Dr. Robert Scott Nash
Columbus Roberts Professor of New Testament
- B.A., Centre College
- M.Div., Southern Baptist Theological Seminary
- Ph.D., Southern Baptist Theological Seminary
Teaching at Mercer, for me, can be summed up in two words: curiosity and commitment. I’ve always been curious, especially about why life is the way it is and how it came to be this way.
This curiosity compels me to ask questions and seek answers about the crucial issues that give life meaning. Mercer provides an arena for doing this and zealously protects the freedom we all need to pursue our quest for understanding. Commitment, for me, primarily means being faithful to my sense of calling as a Christian minister. As a teaching minister, this means being committed to my students, to my colleagues in the department, to the goals of the College of Liberal Arts, and to the mission of the university. At Mercer I have found encouragement and respect for living out this commitment in a context of faith and learning.
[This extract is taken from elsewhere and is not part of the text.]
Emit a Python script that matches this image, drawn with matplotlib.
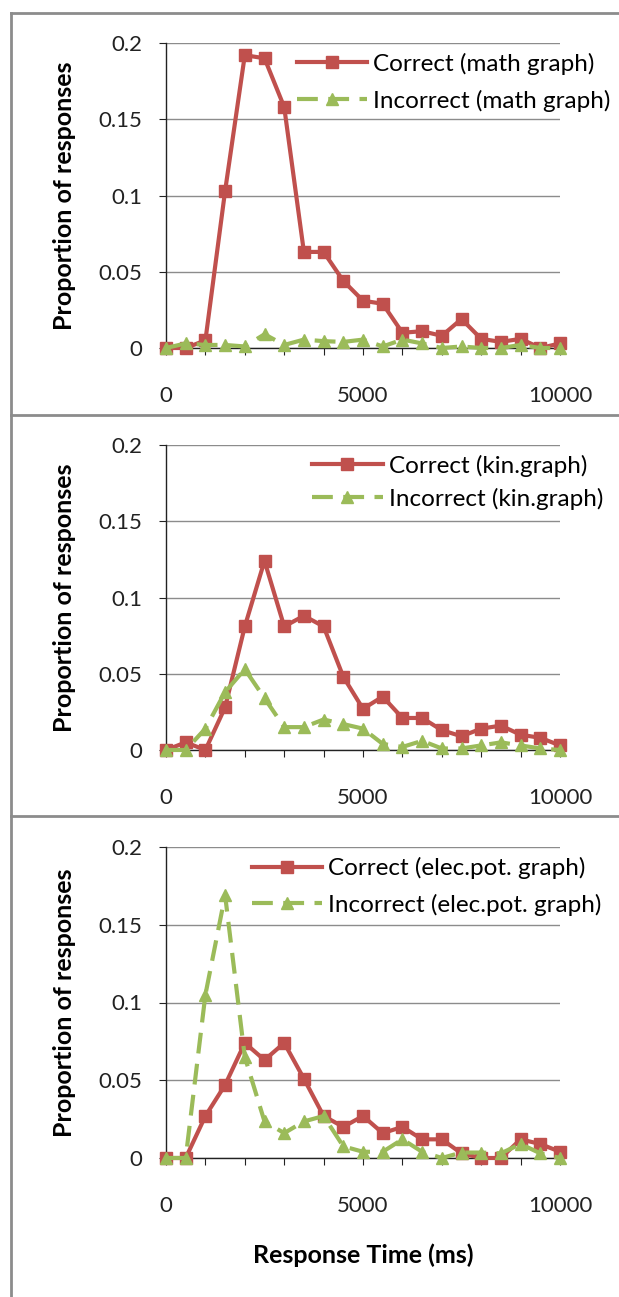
import numpy as np
import matplotlib.pyplot as plt
from matplotlib.lines import Line2D

plt.rcParams['font.family'] = ['Lato', 'DejaVu Sans']

# response time bins (ms)
rt = np.arange(0, 10001, 500)

correct_math = [0, 0, 0.005, 0.103, 0.192, 0.190, 0.158, 0.063, 0.063, 0.044, 0.031,
                0.029, 0.010, 0.011, 0.008, 0.019, 0.006, 0.004, 0.006, 0, 0.003]
incorrect_math = [0, 0.003, 0.002, 0.002, 0.001, 0.009, 0.002, 0.0055, 0.0045, 0.004, 0.0055,
                  0.001, 0.0055, 0.003, 0, 0.001, 0, 0, 0.002, 0, 0]

correct_kin = [0, 0.005, 0, 0.028, 0.081, 0.124, 0.081, 0.088, 0.081, 0.048, 0.027,
               0.035, 0.021, 0.021, 0.013, 0.009, 0.014, 0.016, 0.010, 0.008, 0.003]
incorrect_kin = [0, 0, 0.014, 0.038, 0.053, 0.034, 0.015, 0.015, 0.020, 0.017, 0.014,
                 0.004, 0.002, 0.006, 0.001, 0.001, 0.003, 0.005, 0.003, 0.001, 0]

correct_elec = [0, 0, 0.027, 0.047, 0.074, 0.063, 0.074, 0.051, 0.027, 0.020, 0.027,
                0.016, 0.020, 0.012, 0.012, 0.003, 0, 0, 0.012, 0.009, 0.004]
incorrect_elec = [0, 0, 0.105, 0.169, 0.065, 0.0235, 0.016, 0.0235, 0.027, 0.0075, 0.004,
                  0.004, 0.012, 0.004, 0, 0.0035, 0.0035, 0.003, 0.009, 0.003, 0]

labels_c = ['Correct (math graph)', 'Correct (kin.graph)', 'Correct (elec.pot. graph)']
labels_i = ['Incorrect (math graph)', 'Incorrect (kin.graph)', 'Incorrect (elec.pot. graph)']

red = '#C0504D'
green = '#9BBB59'
W, H = 619, 1297

fig = plt.figure(figsize=(W / 100, H / 100), dpi=100)

# axes boxes in pixels: (top, bottom) ; x from 166 to 560
boxes = [(43, 348), (445, 750), (847, 1158)]
leg_x = [0.332, 0.371, 0.218]
leg_sp = [0.6, 0.45, 0.6]
data = [(correct_math, incorrect_math), (correct_kin, incorrect_kin), (correct_elec, incorrect_elec)]

for k, (top, bot) in enumerate(boxes):
    ax = fig.add_axes([166 / W, 1 - bot / H, (560 - 166) / W, (bot - top) / H])
    c, inc = data[k]
    ax.plot(rt, c, color=red, lw=3.0, marker='s', ms=8, label=labels_c[k], zorder=3, clip_on=False)
    ax.plot(rt, inc, color=green, lw=3.0, marker='^', ms=8, dashes=(5, 2.5),
            label=labels_i[k], zorder=4, clip_on=False)
    ax.set_xlim(0, 10000)
    ax.set_ylim(0, 0.2)
    ax.set_yticks([0, 0.05, 0.1, 0.15, 0.2])
    ax.set_yticklabels(['0', '0.05', '0.1', '0.15', '0.2'])
    ax.set_xticks(np.arange(0, 10001, 1000))
    ax.set_xticklabels(['0', '', '', '', '', '5000', '', '', '', '', '10000'])
    ax.grid(axis='y', color='#8c8c8c', lw=1.0)
    ax.set_axisbelow(True)
    for s in ['top', 'right']:
        ax.spines[s].set_visible(False)
    for s in ['left', 'bottom']:
        ax.spines[s].set_color('#222222')
        ax.spines[s].set_linewidth(1.0)
    ax.tick_params(axis='x', length=5, pad=22, labelsize=16, colors='#222222')
    ax.tick_params(axis='y', length=5, pad=12, labelsize=16, colors='#222222')
    ax.set_ylabel('Proportion of responses', fontsize=18, fontweight='bold', labelpad=16)
    ax.legend(loc='upper left', bbox_to_anchor=(leg_x[k], 0.968), frameon=False,
              fontsize=17.5, handlelength=2.9, handletextpad=0.25, borderpad=0,
              borderaxespad=0, labelspacing=leg_sp[k])
    if k == 2:
        ax.set_xlabel('Response Time (ms)', fontsize=18, fontweight='bold', labelpad=20)

# panel borders
bc = '#8c8c8c'
fig.add_artist(Line2D([11 / W, 11 / W], [0, 1 - 13 / H], color=bc, lw=2, transform=fig.transFigure))
for yy in [13, 415, 816]:
    fig.add_artist(Line2D([11 / W, 1], [1 - yy / H, 1 - yy / H], color=bc, lw=2,
                          transform=fig.transFigure))

fig.savefig('out.png', dpi=100)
At Mercer I teach a variety of courses, including an introductory course and advanced courses in the New Testament, which is my primary area of expertise. My special interest is in the historical context of early Christianity, especially as it relates to the Apostle Paul. I’m curious about how and why the church developed as it did. I also teach Hellenistic Greek, the language in which the New Testament was written. I also teach a course on Death and Dying, a course that deals as much with living as with dying.
One special course I teach, Archaeology and Religion, takes place in Greece. Since 1990 I have traveled to Greece almost every summer to participate in archaeological excavation work in association with the Ohio State Excavations at Isthmia, a project sponsored by the American School of Classical Studies in Athens. Since 1998 I have taken groups of Mercer students with me to learn about archaeology and how it can inform our study of early Christianity. In 2009, I began offering the Greece program as a part of Mercer on Mission. We work with local organizations to try to help the Roma (Gypsy) communities near Ancient Corinth. Most recently, we have shifted our focus from education to health issues. We have done extensive health surveys and water testing. We are trying to work with local officials to address the problems faced by the Roma.
Above all, as a professor, I hope to engender in students a healthy curiosity that leads them to ask questions and seek answers. I also hope that they will find their own callings and commit their lives to fulfilling it.